Call me a skeptic. But I do not believe that any adults wear pajamas to bed. I know people own pajamas. I know people give them as gifts. I just don’t think anyone actually wears them. And no, boxers and a T-shirt do not qualify as PJs.

Failure to communicate: An e-mail from Kendall Feeney arrived Tuesday afternoon.

“I read your piece on misreading ‘Take a Model Train to Work’ Sunday and then found myself reading Carol Siegenthaler’s account of Liquid Smoke in milkshakes today,” she wrote.

“Only I read it: ‘Years ago, my daughter and family were vomiting and I suggested vanilla milkshakes.’

“My first thought was, ‘My, they are awfully cheery about all of this,’ and then I thought, ‘Wow, would that really help?’ “

Then Feeney saw that the sentence actually said “My daughter and family were visiting.” Not vomiting.

“I’m afraid reading glasses will be a must at the breakfast table from now on,” she concluded.

Misspeaking: “My great grandma used to always talk about the poor illiterate children that she knew,” wrote Spring Grisham. “But instead of saying ‘illiterate,’ she would say ‘illegitimate.’ “

Reader poll: Would you enjoy a regular “Bad Baby Name of the Week” item in The Slice or would that be cruel? (Or would that be “Yes” on both counts?)

Misheard Lyrics Department: A few years ago, Molly Cikutovich’s young son, Hank, was all excited about finding a walnut shell on a beach.
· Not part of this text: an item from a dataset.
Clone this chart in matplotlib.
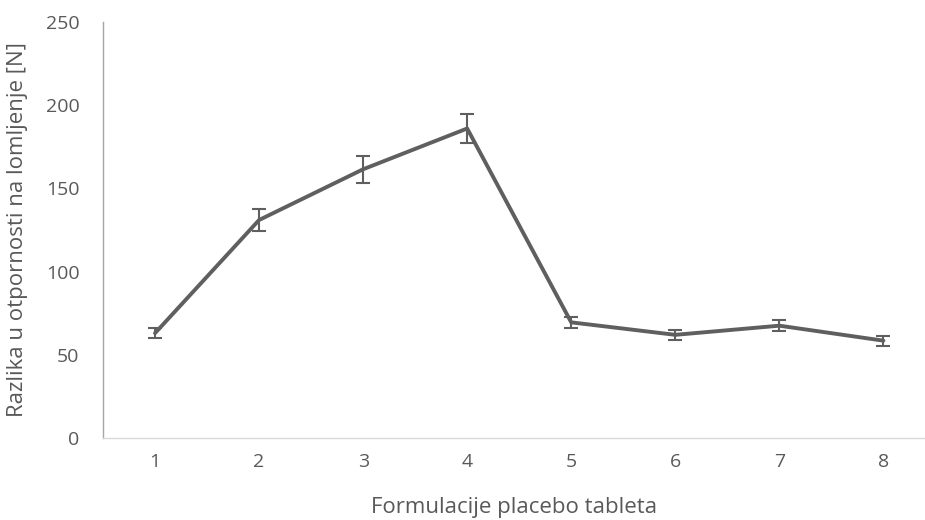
import matplotlib
matplotlib.use("Agg")
import matplotlib.pyplot as plt

categories = [1, 2, 3, 4, 5, 6, 7, 8]
values = [63, 131, 161.5, 186, 69.5, 62, 67.5, 58.5]
errors = [3, 6.5, 8, 9, 3.5, 3, 3.3, 3]
yticks = [0, 50, 100, 150, 200, 250]

plt.rcParams['font.family'] = ['Open Sans', 'DejaVu Sans']

W, H = 925, 520
fig = plt.figure(figsize=(W / 100, H / 100), dpi=100)
x0, y0, y1 = 103, 438, 22
ax = fig.add_axes([x0 / W, (H - y0) / H, 1 - x0 / W, (y0 - y1) / H])

line_col = '#5f5f5f'
ax.errorbar(categories, values, yerr=errors, color=line_col, lw=2.8,
            ecolor=line_col, elinewidth=1.5, capsize=5, capthick=1.5,
            solid_capstyle='round', solid_joinstyle='round')

ax.set_xlim(0.5, 8.40)
ax.set_ylim(0, 250)
ax.set_yticks(yticks)
ax.set_xticks(categories)
ax.set_xticklabels([str(c) for c in categories])

for s in ['top', 'right']:
    ax.spines[s].set_visible(False)
ax.spines['left'].set_color('#a6a6a6')
ax.spines['left'].set_linewidth(1.0)
ax.spines['bottom'].set_color('#d9d9d9')
ax.spines['bottom'].set_linewidth(1.0)

ax.tick_params(axis='both', length=0, labelsize=14, labelcolor='#595959')
ax.tick_params(axis='x', pad=11)
ax.tick_params(axis='y', pad=17)

ax.set_xlabel('Formulacije placebo tableta', fontsize=16, color='#595959')
ax.set_ylabel('Razlika u otpornosti na lomljenje [N]', fontsize=16, color='#595959')
# label positions in axes coords
axw = W - x0
axh = y0 - y1
ax.xaxis.set_label_coords(0.5, -(507 - y0) / axh)
ax.yaxis.set_label_coords(-(x0 - 18) / axw, 0.5)
ax.xaxis.label.set_va('center')
ax.yaxis.label.set_va('center')

fig.savefig('out.png', dpi=100)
It reminded him of the Shania Twain song, “I Feel Like a Walnut.”

OK, Hank, move over: We all can play that game. I’ll start.

I am walnut, hear me roar…

Pretty walnut, the kind I’d like to meet…

I’m a redneck walnut

She’s a honky-tonk walnut…

I guess it’s just the walnut in you that brings out the man in me…

You ain’t walnut enough to take my man…

Woo hoo, witchy walnut…

Today’s Slice question: I asked Spokane architect Ann Martin to consider how architects have been portrayed in films. And she noted a troubling trend. “Over the past five years or so, architect characters in movies are evil incarnate,” wrote Martin.

Still, she acknowledged that some architects in movies have been depicted as good guys and a few — think Paul Newman in “The Towering Inferno” — have been brilliant beyond belief.

Then there was Michelle Pfeiffer in “One Fine Day,” getting heat from her family because she worked hard.

But the profession’s signature movie role might be Gary Cooper as Howard Roark in “The Fountainhead.”

And Roark, Martin noted, was one screwed-up guy.

Which leads to today’s question: How has your occupation been portrayed on the big screen?